Repeat the listing that follows, character for character, minus the pictures.

▸ **Task material**
◆ ◆ ◆ ◆ ◆

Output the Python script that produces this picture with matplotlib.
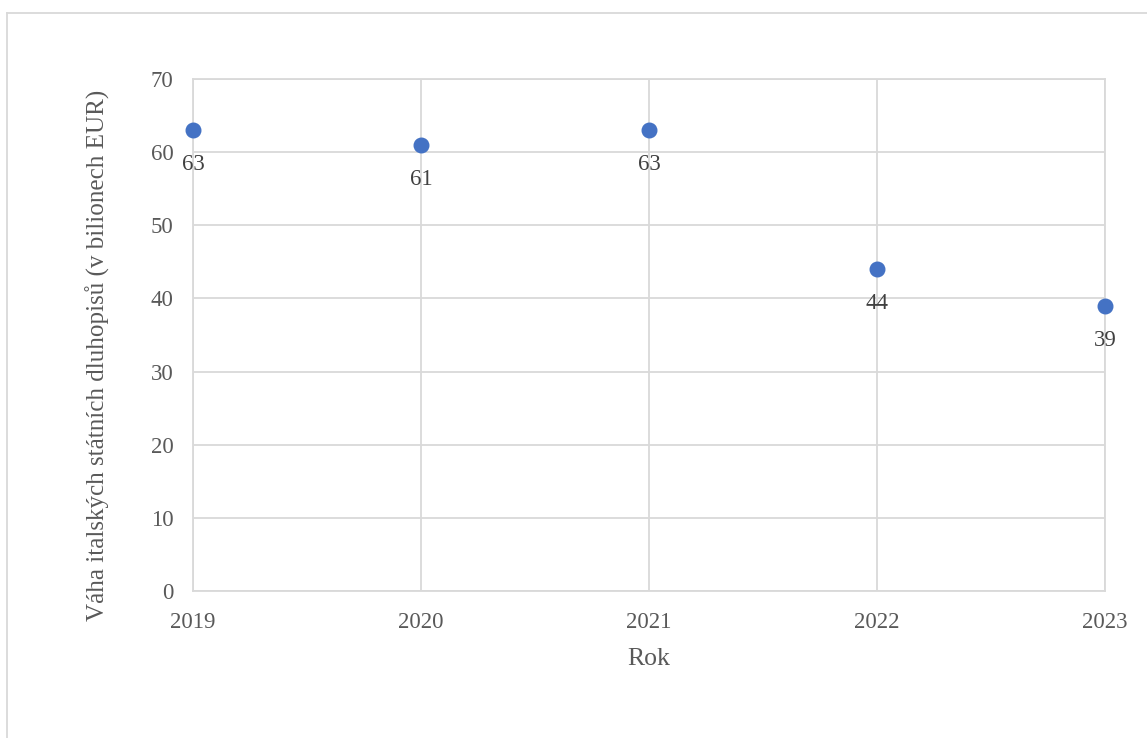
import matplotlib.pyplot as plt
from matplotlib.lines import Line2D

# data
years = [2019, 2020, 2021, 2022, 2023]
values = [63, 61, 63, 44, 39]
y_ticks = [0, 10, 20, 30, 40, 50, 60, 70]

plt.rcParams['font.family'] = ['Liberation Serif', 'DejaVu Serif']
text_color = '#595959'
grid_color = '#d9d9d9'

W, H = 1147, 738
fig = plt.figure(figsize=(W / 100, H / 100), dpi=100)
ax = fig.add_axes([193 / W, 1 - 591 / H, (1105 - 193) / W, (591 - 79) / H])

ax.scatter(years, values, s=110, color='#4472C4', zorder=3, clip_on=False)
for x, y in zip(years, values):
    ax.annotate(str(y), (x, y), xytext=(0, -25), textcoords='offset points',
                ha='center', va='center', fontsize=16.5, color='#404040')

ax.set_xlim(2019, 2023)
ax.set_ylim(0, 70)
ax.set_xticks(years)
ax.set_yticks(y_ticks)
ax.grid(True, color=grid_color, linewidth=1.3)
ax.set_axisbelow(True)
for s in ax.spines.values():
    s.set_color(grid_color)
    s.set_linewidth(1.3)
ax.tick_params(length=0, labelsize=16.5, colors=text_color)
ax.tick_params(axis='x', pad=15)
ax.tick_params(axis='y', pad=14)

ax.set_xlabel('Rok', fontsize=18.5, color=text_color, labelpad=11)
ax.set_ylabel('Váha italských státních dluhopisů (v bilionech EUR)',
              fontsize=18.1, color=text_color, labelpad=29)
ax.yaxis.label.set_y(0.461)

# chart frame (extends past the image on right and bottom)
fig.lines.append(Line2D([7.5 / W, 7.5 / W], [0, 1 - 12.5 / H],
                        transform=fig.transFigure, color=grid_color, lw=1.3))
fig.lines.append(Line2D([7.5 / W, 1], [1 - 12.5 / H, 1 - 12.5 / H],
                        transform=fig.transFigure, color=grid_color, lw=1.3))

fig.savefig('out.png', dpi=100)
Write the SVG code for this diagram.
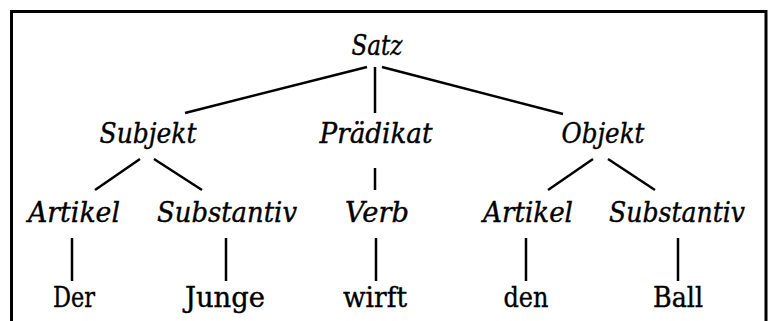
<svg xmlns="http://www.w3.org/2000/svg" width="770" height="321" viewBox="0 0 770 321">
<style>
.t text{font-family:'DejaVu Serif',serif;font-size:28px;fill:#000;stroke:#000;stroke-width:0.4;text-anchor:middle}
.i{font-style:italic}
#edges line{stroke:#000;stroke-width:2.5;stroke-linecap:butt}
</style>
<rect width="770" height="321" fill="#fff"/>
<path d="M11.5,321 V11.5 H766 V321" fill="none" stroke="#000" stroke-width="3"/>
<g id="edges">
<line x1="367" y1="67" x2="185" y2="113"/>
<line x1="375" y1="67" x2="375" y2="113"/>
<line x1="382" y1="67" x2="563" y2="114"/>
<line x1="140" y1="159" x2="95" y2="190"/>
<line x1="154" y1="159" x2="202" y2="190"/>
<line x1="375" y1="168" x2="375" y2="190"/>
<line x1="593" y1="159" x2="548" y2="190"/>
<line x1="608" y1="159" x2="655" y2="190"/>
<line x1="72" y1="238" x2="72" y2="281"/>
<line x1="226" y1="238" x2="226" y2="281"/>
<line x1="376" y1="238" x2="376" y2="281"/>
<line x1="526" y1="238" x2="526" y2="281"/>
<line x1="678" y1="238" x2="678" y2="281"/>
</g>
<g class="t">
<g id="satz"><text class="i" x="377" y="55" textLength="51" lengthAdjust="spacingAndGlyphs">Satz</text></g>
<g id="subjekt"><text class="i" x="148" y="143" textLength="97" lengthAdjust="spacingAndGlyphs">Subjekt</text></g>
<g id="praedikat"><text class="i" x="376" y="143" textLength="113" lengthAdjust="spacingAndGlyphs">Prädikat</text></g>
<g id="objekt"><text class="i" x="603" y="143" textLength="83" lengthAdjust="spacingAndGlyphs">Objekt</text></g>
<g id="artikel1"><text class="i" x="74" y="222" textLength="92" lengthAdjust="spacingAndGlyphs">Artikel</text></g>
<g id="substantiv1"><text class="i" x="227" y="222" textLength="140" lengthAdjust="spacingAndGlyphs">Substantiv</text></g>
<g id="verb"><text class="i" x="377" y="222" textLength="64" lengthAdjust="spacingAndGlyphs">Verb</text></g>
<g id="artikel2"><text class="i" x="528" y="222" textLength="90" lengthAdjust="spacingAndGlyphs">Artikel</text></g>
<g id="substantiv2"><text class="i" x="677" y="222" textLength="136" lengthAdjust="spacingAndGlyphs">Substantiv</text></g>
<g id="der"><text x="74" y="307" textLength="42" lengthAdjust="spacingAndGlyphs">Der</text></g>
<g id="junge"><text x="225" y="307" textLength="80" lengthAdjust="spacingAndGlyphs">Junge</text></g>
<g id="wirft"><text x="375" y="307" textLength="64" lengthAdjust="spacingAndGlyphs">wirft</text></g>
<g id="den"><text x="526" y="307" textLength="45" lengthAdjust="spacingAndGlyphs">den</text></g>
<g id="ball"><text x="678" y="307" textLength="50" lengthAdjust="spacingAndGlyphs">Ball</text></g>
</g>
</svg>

◆ ◆ ◆ ◆ ◆

▸ **Correct output**
Output the Python script that produces this picture with matplotlib.
import matplotlib.pyplot as plt
from matplotlib.lines import Line2D

# data
years = [2019, 2020, 2021, 2022, 2023]
values = [63, 61, 63, 44, 39]
y_ticks = [0, 10, 20, 30, 40, 50, 60, 70]

plt.rcParams['font.family'] = ['Liberation Serif', 'DejaVu Serif']
text_color = '#595959'
grid_color = '#d9d9d9'

W, H = 1147, 738
fig = plt.figure(figsize=(W / 100, H / 100), dpi=100)
ax = fig.add_axes([193 / W, 1 - 591 / H, (1105 - 193) / W, (591 - 79) / H])

ax.scatter(years, values, s=110, color='#4472C4', zorder=3, clip_on=False)
for x, y in zip(years, values):
    ax.annotate(str(y), (x, y), xytext=(0, -25), textcoords='offset points',
                ha='center', va='center', fontsize=16.5, color='#404040')

ax.set_xlim(2019, 2023)
ax.set_ylim(0, 70)
ax.set_xticks(years)
ax.set_yticks(y_ticks)
ax.grid(True, color=grid_color, linewidth=1.3)
ax.set_axisbelow(True)
for s in ax.spines.values():
    s.set_color(grid_color)
    s.set_linewidth(1.3)
ax.tick_params(length=0, labelsize=16.5, colors=text_color)
ax.tick_params(axis='x', pad=15)
ax.tick_params(axis='y', pad=14)

ax.set_xlabel('Rok', fontsize=18.5, color=text_color, labelpad=11)
ax.set_ylabel('Váha italských státních dluhopisů (v bilionech EUR)',
              fontsize=18.1, color=text_color, labelpad=29)
ax.yaxis.label.set_y(0.461)

# chart frame (extends past the image on right and bottom)
fig.lines.append(Line2D([7.5 / W, 7.5 / W], [0, 1 - 12.5 / H],
                        transform=fig.transFigure, color=grid_color, lw=1.3))
fig.lines.append(Line2D([7.5 / W, 1], [1 - 12.5 / H, 1 - 12.5 / H],
                        transform=fig.transFigure, color=grid_color, lw=1.3))

fig.savefig('out.png', dpi=100)
Write the SVG code for this diagram.
<svg xmlns="http://www.w3.org/2000/svg" width="770" height="321" viewBox="0 0 770 321">
<style>
.t text{font-family:'DejaVu Serif',serif;font-size:28px;fill:#000;stroke:#000;stroke-width:0.4;text-anchor:middle}
.i{font-style:italic}
#edges line{stroke:#000;stroke-width:2.5;stroke-linecap:butt}
</style>
<rect width="770" height="321" fill="#fff"/>
<path d="M11.5,321 V11.5 H766 V321" fill="none" stroke="#000" stroke-width="3"/>
<g id="edges">
<line x1="367" y1="67" x2="185" y2="113"/>
<line x1="375" y1="67" x2="375" y2="113"/>
<line x1="382" y1="67" x2="563" y2="114"/>
<line x1="140" y1="159" x2="95" y2="190"/>
<line x1="154" y1="159" x2="202" y2="190"/>
<line x1="375" y1="168" x2="375" y2="190"/>
<line x1="593" y1="159" x2="548" y2="190"/>
<line x1="608" y1="159" x2="655" y2="190"/>
<line x1="72" y1="238" x2="72" y2="281"/>
<line x1="226" y1="238" x2="226" y2="281"/>
<line x1="376" y1="238" x2="376" y2="281"/>
<line x1="526" y1="238" x2="526" y2="281"/>
<line x1="678" y1="238" x2="678" y2="281"/>
</g>
<g class="t">
<g id="satz"><text class="i" x="377" y="55" textLength="51" lengthAdjust="spacingAndGlyphs">Satz</text></g>
<g id="subjekt"><text class="i" x="148" y="143" textLength="97" lengthAdjust="spacingAndGlyphs">Subjekt</text></g>
<g id="praedikat"><text class="i" x="376" y="143" textLength="113" lengthAdjust="spacingAndGlyphs">Prädikat</text></g>
<g id="objekt"><text class="i" x="603" y="143" textLength="83" lengthAdjust="spacingAndGlyphs">Objekt</text></g>
<g id="artikel1"><text class="i" x="74" y="222" textLength="92" lengthAdjust="spacingAndGlyphs">Artikel</text></g>
<g id="substantiv1"><text class="i" x="227" y="222" textLength="140" lengthAdjust="spacingAndGlyphs">Substantiv</text></g>
<g id="verb"><text class="i" x="377" y="222" textLength="64" lengthAdjust="spacingAndGlyphs">Verb</text></g>
<g id="artikel2"><text class="i" x="528" y="222" textLength="90" lengthAdjust="spacingAndGlyphs">Artikel</text></g>
<g id="substantiv2"><text class="i" x="677" y="222" textLength="136" lengthAdjust="spacingAndGlyphs">Substantiv</text></g>
<g id="der"><text x="74" y="307" textLength="42" lengthAdjust="spacingAndGlyphs">Der</text></g>
<g id="junge"><text x="225" y="307" textLength="80" lengthAdjust="spacingAndGlyphs">Junge</text></g>
<g id="wirft"><text x="375" y="307" textLength="64" lengthAdjust="spacingAndGlyphs">wirft</text></g>
<g id="den"><text x="526" y="307" textLength="45" lengthAdjust="spacingAndGlyphs">den</text></g>
<g id="ball"><text x="678" y="307" textLength="50" lengthAdjust="spacingAndGlyphs">Ball</text></g>
</g>
</svg>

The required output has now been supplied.